Odd behavior marks wrong-way driver’s appearance in Aspen court

A 45-year-old man who allegedly drove the wrong way down Highway 82 last week at an estimated 100 miles per hour exhibited extremely bizarre behavior after the incident and in a court appearance Monday.

John Reno entered the Pitkin County District Courtroom on Monday with his eyes closed and had to be guided to a chair in front of a judge by four jail deputies. He then opened his eyes briefly and attempted to sit in the chair backward before deputies turned him around to face Pitkin County Judge Erin Fernandez-Ely.

Fernandez-Ely asked if his name was “John Robert Reno.”

“For the record?” he said.

Pitkin County Jail deputies declined to comment about why Reno kept his eyes closed.

Reno also made several non-sequitur statements during the course of the hearing, including “I respectfully request a moment of silence,” “Have you ever been in the Boy Scouts, ma’am?” and “I’ve gotten away with drinking and driving on a couple of occasions.”

“Do you live here?” Fernandez-Ely asked at one point.

“Sure,” Reno said. “Wherever here is.”

Reno, whose hometown was unavailable Monday, first came to the attention of Pitkin County sheriff’s investigator Brad Gibson about 8 a.m. Thursday, while he was driving upvalley near the intersection of Highway 82 and the Aspen Business Center, according to an arrest warrant affidavit filed in Pitkin County District Court.

“Ahead of me on the highway I saw a Toyota SUV heading downvalley, westbound, crash over the center concrete median and bounce onto the upvalley lanes traveling at approximately 50 mph,” Gibson wrote in the affidavit. “I assumed with the slippery road conditions, the driver of the Toyota slid on the ice and snow and lost control of the SUV.”
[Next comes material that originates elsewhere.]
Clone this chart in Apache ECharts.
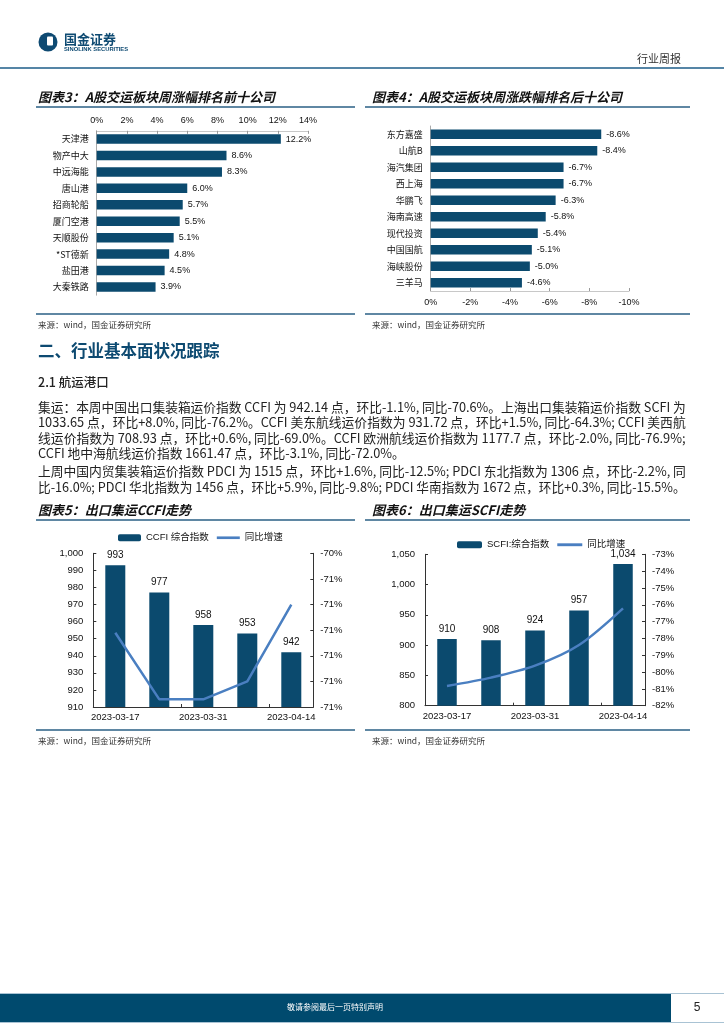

Gibson turned on his emergency lights to warn traffic behind him of the threat, slowed down and assumed the Toyota would stop in front of him, according to the document.

“The driver of the Toyota instead accelerated rapidly heading directly towards me,” he wrote, noting that it would have been impossible to miss his flashing lights. “The Toyota passed me at what I visually estimated (at) 80 mph. … I knew I was fortunate the driver missed hitting my patrol car head-on at high speed.”
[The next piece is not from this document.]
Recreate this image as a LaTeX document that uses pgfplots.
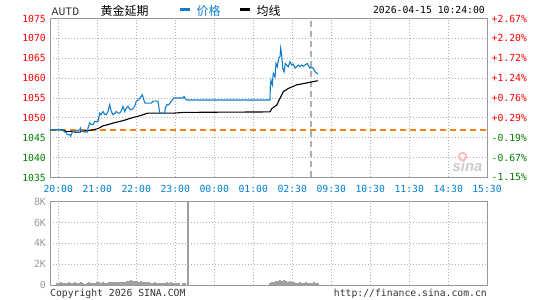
\documentclass[border=0pt]{standalone}
\usepackage{pgfplots}
\pgfplotsset{compat=1.18}
\usepackage{fontspec}
\newfontfamily\mono{DejaVu Sans Mono}
\newfontfamily\lmono{Liberation Mono}
\newfontfamily\cjk{Noto Sans CJK SC}
\newfontfamily\wsans{Liberation Sans}
\definecolor{pblue}{RGB}{16,126,205}
\definecolor{tblue}{RGB}{0,128,210}
\definecolor{pred}{RGB}{255,0,0}
\definecolor{pgreen}{RGB}{0,128,0}
\definecolor{gridc}{RGB}{175,175,175}
\definecolor{framec}{RGB}{153,153,153}
\definecolor{orangeline}{RGB}{245,130,20}
\definecolor{volc}{RGB}{160,160,160}
\definecolor{txt}{RGB}{51,51,51}
\newcommand{\fs}[1]{\fontsize{#1}{#1}\selectfont}
\pgfplotsset{sina/.style={scale only axis, xmin=50, xmax=487,
  axis line style={draw=framec, line width=0.8bp},
  grid=major, major grid style={draw=gridc, line width=0.8bp, dash pattern=on 1bp off 2bp},
  major tick length=0pt,
  xtick={58.3,97.3,136.3,175.3,214.3,253.3,292.3,331.3,370.3,409.3,448.3,487},
  scaled y ticks=false, clip=false}}
\begin{document}
\begin{tikzpicture}[x=1bp,y=1bp]
\path[use as bounding box] (0bp,0bp) rectangle (540bp,300bp);
% main price panel
\begin{axis}[sina, at={(50bp,122.5bp)}, anchor=south west, width=437bp, height=159bp,
  ymin=1035, ymax=1075, ytick={1035,1040,1045,1050,1055,1060,1065,1070,1075},
  yticklabels={\textcolor{pgreen}{1035},\textcolor{pgreen}{1040},\textcolor{pgreen}{1045},\textcolor{pred}{1050},\textcolor{pred}{1055},\textcolor{pred}{1060},\textcolor{pred}{1065},\textcolor{pred}{1070},\textcolor{pred}{1075}},
  xticklabels={20:00,21:00,22:00,23:00,00:00,01:00,02:30,09:30,10:30,11:30,14:30,15:30},
  x tick label style={font=\mono\fs{9.8}, text=tblue, anchor=north, inner sep=0pt, yshift=-7.5bp},
  y tick label style={font=\mono\fs{9.8}, anchor=east, inner sep=0pt, xshift=-4bp}]
\addplot[color=gridc, solid, line width=1.2bp, dash pattern=on 6bp off 4bp] coordinates {(311,1035)(311,1075)};
\addplot[color=orangeline, solid, line width=1.5bp, dash pattern=on 6bp off 4bp] coordinates {(50,1047.0)(487,1047.0)};
\addplot[color=black, line width=1.1bp] coordinates {
(50,1047.0)(63,1047.0)(65,1046.6)(73,1046.6)(75,1046.4)(80,1046.4)(81.3,1046.6)(88,1046.8)
(93,1047.0)(98,1047.3)(103,1048.0)(108,1048.3)(113,1048.7)(118,1049.0)(123,1049.3)(128,1049.7)
(133,1050.1)(138,1050.4)(143,1050.8)(148,1051.2)(161,1051.2)(174,1051.2)(184.7,1051.4)(198,1051.4)
(270,1051.5)(272,1052.4)(276.7,1053.2)(280,1054.9)(283.3,1056.6)(288.3,1057.4)(296.7,1058.3)
(305,1058.7)(316.7,1059.3)(318,1059.3)};
\addplot[color=pblue, line width=1.1bp] coordinates {
(50,1047.0)(63,1047.0)(64.5,1046.4)(66.3,1046.4)(67,1045.8)(69.7,1045.8)(70.5,1045.4)(72,1046.2)
(73,1046.6)(75,1046.6)(77,1046.8)(79.7,1047.0)(80.5,1047.4)(81.3,1046.6)(84,1046.5)(86.3,1046.4)
(87.3,1046.4)(88,1047.4)(89.7,1048.7)(91.5,1048.3)(93,1048.3)(94.7,1049.1)(98,1049.1)(99.7,1051.2)
(101,1050.8)(103,1051.6)(105,1050.8)(106.3,1050.8)(108,1051.6)(109.7,1053.3)(111.3,1051.6)(113,1050.8)
(115,1051.2)(116.3,1051.6)(118,1051.2)(119.7,1051.2)(121,1051.6)(123,1052.9)(124.7,1051.6)(126.3,1052.5)
(128,1052.9)(130,1052.1)(132,1052.1)(134.7,1052.9)(136.3,1054.2)(138.7,1054.6)(141.3,1055.4)(142.3,1055.8)
(143.7,1054.6)(145,1053.7)(151.3,1053.7)(153,1054.2)(158,1054.2)(159.7,1051.2)(164.7,1051.2)(165.3,1052.5)
(167,1053.3)(168.7,1053.3)(171.3,1054.2)(174,1055.0)(183,1055.0)(184,1055.4)(185.3,1054.8)(187,1054.5)
(198,1054.5)(270,1054.5)(270.3,1057.8)(271,1059.5)(272.3,1058.3)(273.3,1061.2)(275,1060.3)(276,1063.7)
(277.3,1062.9)(278.7,1065.0)(280,1065.4)(280.7,1067.5)(281.7,1065.8)(282.7,1062.5)(284,1061.6)(285.3,1063.7)
(286.7,1063.3)(288.3,1062.9)(290,1064.1)(291.7,1063.3)(293.3,1063.5)(295,1062.5)(296.7,1062.9)(298.3,1063.3)
(300,1062.9)(301.7,1063.3)(303.3,1063.0)(305,1063.3)(307.3,1063.7)(308.7,1063.0)(310,1062.5)(311.7,1062.7)
(313.3,1062.5)(315,1061.6)(316.7,1061.3)(317.7,1061.0)};
\begin{scope}[font=\mono\fs{9.8}]
\node[anchor=west, inner sep=0pt, xshift=4.5bp, text=pred] at (axis cs:487,1075) {+2.67\%};
\node[anchor=west, inner sep=0pt, xshift=4.5bp, text=pred] at (axis cs:487,1070) {+2.20\%};
\node[anchor=west, inner sep=0pt, xshift=4.5bp, text=pred] at (axis cs:487,1065) {+1.72\%};
\node[anchor=west, inner sep=0pt, xshift=4.5bp, text=pred] at (axis cs:487,1060) {+1.24\%};
\node[anchor=west, inner sep=0pt, xshift=4.5bp, text=pred] at (axis cs:487,1055) {+0.76\%};
\node[anchor=west, inner sep=0pt, xshift=4.5bp, text=pred] at (axis cs:487,1050) {+0.29\%};
\node[anchor=west, inner sep=0pt, xshift=4.5bp, text=pgreen] at (axis cs:487,1045) {-0.19\%};
\node[anchor=west, inner sep=0pt, xshift=4.5bp, text=pgreen] at (axis cs:487,1040) {-0.67\%};
\node[anchor=west, inner sep=0pt, xshift=4.5bp, text=pgreen] at (axis cs:487,1035) {-1.15\%};
\end{scope}
\end{axis}
% volume panel
\begin{axis}[sina, at={(50bp,15bp)}, anchor=south west, width=437bp, height=83.3bp,
  ymin=0, ymax=8000, ytick={0,2000,4000,6000,8000}, yticklabels={0,2K,4K,6K,8K},
  xticklabels={},
  y tick label style={font=\mono\fs{9.8}, text=framec, anchor=east, inner sep=0pt, xshift=-4bp}]
\addplot[ycomb, color=volc, line width=1.6bp] coordinates {
(57,220)(59,180)(61,260)(63,240)(65,200)(67,180)(69,260)(71,150)(73,220)(75,260)(77,240)(79,200)
(81,250)(83,180)(85,120)(87,240)(89,280)(91,200)(93,160)(95,220)(97,260)(99,300)(101,240)(103,260)
(105,200)(107,240)(109,280)(111,320)(113,260)(115,300)(117,280)(119,260)(121,320)(123,300)(125,280)
(127,340)(129,380)(131,520)(133,420)(135,360)(137,400)(139,300)(141,340)(143,280)(145,300)(147,260)
(149,280)(151,240)(153,220)(155,260)(157,200)(159,240)(161,180)(163,220)(165,200)(167,260)(169,180)
(171,300)(173,200)(175,220)(177,160)(179,200)(183,220)(185,200)
(270,200)(272,300)(274,260)(276,380)(278,420)(280,460)(282,400)(284,480)(286,360)(288,300)(290,340)
(292,260)(294,300)(296,220)(298,240)(300,280)(302,200)(304,220)(306,260)(308,200)(310,240)(312,200)
(314,260)(316,220)(318,200)};
\addplot[ycomb, color=volc, line width=1.8bp] coordinates {(188.3,8000)};
\end{axis}
% header
\node[anchor=base west, inner sep=0pt, font=\lmono\fs{11.5}, text=txt] at (51.5bp,284bp) {AUTD};
\node[anchor=west, inner sep=0pt, font=\cjk\fs{12}] at (100.5bp,289.5bp) {黄金延期};
\draw[pblue, line width=2.5bp] (180bp,290.5bp) -- (190bp,290.5bp);
\node[anchor=west, inner sep=0pt, font=\cjk\fs{12}, text=pblue] at (196.5bp,289.5bp) {价格};
\draw[black, line width=2.5bp] (240bp,290.5bp) -- (250bp,290.5bp);
\node[anchor=west, inner sep=0pt, font=\cjk\fs{12}] at (256.5bp,289.5bp) {均线};
\node[anchor=base east, inner sep=0pt, font=\mono\fs{9.8}] at (485bp,286bp) {2026-04-15 10:24:00};
% footer
\node[anchor=base west, inner sep=0pt, font=\mono\fs{9.8}, text=txt] at (50bp,3.5bp) {Copyright 2026 SINA.COM};
\node[anchor=base east, inner sep=0pt, font=\mono\fs{9.8}, text=txt] at (487bp,3.5bp) {http://finance.sina.com.cn};
% watermark
\draw[red!25, line width=2bp] (462.5bp,143.5bp) circle (3.8bp);
\node[inner sep=0pt, font=\wsans\bfseries\itshape\fs{15}, text=gray!40] at (467.5bp,133.5bp) {sina};
\end{tikzpicture}
\end{document}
Gibson turned around while watching the Toyota disappear down the road in the wrong lane at an estimated 100 mph.

“I was scared for the eastbound drivers on Highway 82,” he wrote in the affidavit. “They unknowingly had an SUV heading towards them at a high rate of speed.”
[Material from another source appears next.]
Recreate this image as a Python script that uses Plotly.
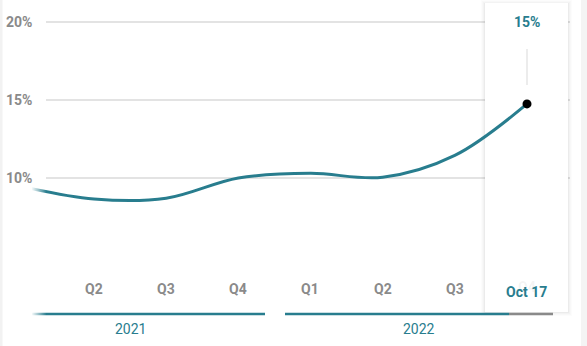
import plotly.graph_objects as go

# ---- data ----
periods = ["Q1 2021", "Q2 2021", "Q3 2021", "Q4 2021", "Q1 2022", "Q2 2022", "Q3 2022", "Oct 17 2022"]
values = [9.45, 8.65, 8.7, 10.0, 10.3, 10.05, 11.45, 14.75]
tick_labels = ["", "Q2", "Q3", "Q4", "Q1", "Q2", "Q3", "Q4"]
years = ["2021", "2022"]
year_centers = [1.5, 5.5]
y_ticks = [10, 15, 20]
y_tick_labels = ["10%", "15%", "20%"]
current_label = "Oct 17"
current_value_label = "15%"

W, H = 587, 346
L = 32
TEAL = "#287d8e"
GREY = "#8a8a8a"

x_idx = list(range(len(periods)))
# pixel mapping
x0px, dx = 21.8, 72.17
def ix(px):
    return (px - x0px) / dx
def px_paper(px):
    return (px - L) / (W - L)
def py_paper(py):
    return (H - py) / H
y_per_px = 5 / 78.0
y_top = 20 + 22 * y_per_px
y_bot = 10 - (H - 178) * y_per_px

fig = go.Figure()
fig.add_trace(go.Scatter(
    x=x_idx, y=values, mode="lines",
    line=dict(color=TEAL, width=3, shape="spline", smoothing=1.0),
    hoverinfo="skip", showlegend=False))
fig.add_trace(go.Scatter(
    x=[x_idx[-1]], y=[values[-1]], mode="markers",
    marker=dict(color="black", size=9), hoverinfo="skip", showlegend=False))

shapes = []
# side strips
shapes.append(dict(type="rect", xref="paper", yref="paper", x0=px_paper(0), x1=px_paper(2.5),
                   y0=0, y1=1, fillcolor="#f2f2f2", line=dict(width=0), layer="below"))
shapes.append(dict(type="rect", xref="paper", yref="paper", x0=px_paper(581), x1=px_paper(588),
                   y0=0, y1=1, fillcolor="#f4f4f4", line=dict(width=0), layer="below"))
# gridlines
for t in y_ticks:
    shapes.append(dict(type="line", xref="paper", yref="y", x0=px_paper(46), x1=px_paper(570),
                       y0=t, y1=t, line=dict(color="#e3e3e3", width=2), layer="below"))
# tooltip box with shadow
bx0, bx1, by0, by1 = 485, 568, 3, 312
for pad, a in [(4, 0.012), (3, 0.015), (2, 0.02), (1, 0.03)]:
    shapes.append(dict(type="rect", xref="paper", yref="paper",
                       x0=px_paper(bx0 - pad), x1=px_paper(bx1 + pad),
                       y0=py_paper(by1 + pad), y1=py_paper(by0 - pad + 1),
                       fillcolor=f"rgba(0,0,0,{a})", line=dict(width=0), layer="below"))
shapes.append(dict(type="rect", xref="paper", yref="paper", x0=px_paper(bx0), x1=px_paper(bx1),
                   y0=py_paper(by1), y1=py_paper(by0), fillcolor="white", line=dict(width=0), layer="below"))
# connector in tooltip
shapes.append(dict(type="line", xref="x", yref="paper", x0=x_idx[-1], x1=x_idx[-1],
                   y0=py_paper(85), y1=py_paper(49), line=dict(color="#e6e6e6", width=1.5), layer="below"))
# bottom year axis lines
ay = py_paper(314)
shapes.append(dict(type="line", xref="paper", yref="paper", x0=px_paper(32), x1=px_paper(265),
                   y0=ay, y1=ay, line=dict(color=TEAL, width=2.5), layer="above"))
shapes.append(dict(type="line", xref="paper", yref="paper", x0=px_paper(285), x1=px_paper(509),
                   y0=ay, y1=ay, line=dict(color=TEAL, width=2.5), layer="above"))
shapes.append(dict(type="line", xref="paper", yref="paper", x0=px_paper(509), x1=px_paper(553),
                   y0=ay, y1=ay, line=dict(color=GREY, width=2.5), layer="above"))
# left fade
n = 14
for i in range(n):
    a = 0.92 * (1 - i / n)
    shapes.append(dict(type="rect", xref="paper", yref="paper",
                       x0=px_paper(32 + i * 1.0), x1=px_paper(32 + (i + 1) * 1.0),
                       y0=0, y1=1, fillcolor=f"rgba(255,255,255,{a:.3f})", line=dict(width=0), layer="above"))

ann = []
for t, lab in zip(y_ticks, y_tick_labels):
    ann.append(dict(x=px_paper(34), xref="paper", y=t, yref="y", text=lab, showarrow=False,
                    xanchor="right", yanchor="middle",
                    font=dict(family="Roboto", size=14, color=GREY, weight="bold")))
for i, lab in enumerate(tick_labels):
    if not lab:
        continue
    color = GREY if i < len(tick_labels) - 1 else "rgba(138,138,138,0.10)"
    yy = 289 if i < len(tick_labels) - 1 else 287
    ann.append(dict(x=x_idx[i], xref="x", y=py_paper(yy), yref="paper", text=lab, showarrow=False,
                    xanchor="center", yanchor="middle",
                    font=dict(family="Roboto", size=14, color=color, weight="bold")))
ann.append(dict(x=x_idx[-1], xref="x", y=py_paper(291.5), yref="paper", text=current_label, showarrow=False,
                xanchor="center", yanchor="middle",
                font=dict(family="Roboto", size=14, color=TEAL, weight="bold")))
ann.append(dict(x=x_idx[-1], xref="x", y=py_paper(22), yref="paper", text=current_value_label, showarrow=False,
                xanchor="center", yanchor="middle",
                font=dict(family="Roboto", size=14, color=TEAL, weight="bold")))
for yr, c in zip(years, year_centers):
    ann.append(dict(x=c, xref="x", y=py_paper(329), yref="paper", text=yr, showarrow=False,
                    xanchor="center", yanchor="middle",
                    font=dict(family="Roboto", size=14, color=TEAL)))

fig.update_layout(
    width=W, height=H, margin=dict(l=L, r=0, t=0, b=0),
    paper_bgcolor="white", plot_bgcolor="rgba(0,0,0,0)",
    xaxis=dict(range=[ix(L), ix(W)], visible=False, fixedrange=True),
    yaxis=dict(range=[y_bot, y_top], visible=False, fixedrange=True),
    shapes=shapes, annotations=ann, showlegend=False)

fig.write_html("out.html", config={"displayModeBar": False})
Drivers pulled over to the side of the road, and Gibson was soon relieved to discover that Reno crashed into a concrete barrier near the west end of the airport runway, which disabled his vehicle.

Reno made bizarre statements to Gibson while standing shin-deep in a snowbank, some of which appeared threatening and caused the deputy to partially draw his handgun at one point, according to the affidavit. Several deputies had to wrestle him into handcuffs, and he was later forcibly restrained at Aspen Valley Hospital.

Reno was charged with felony menacing, felony vehicular eluding, reckless endangerment, reckless driving and exceeding the speed limit by more than 25 mph.

Reno has no prior felony or previous drunken driving convictions, Don Nottingham, deputy district attorney, said Monday. Fernandez-Ely ordered Reno held in lieu of a $25,000 bond.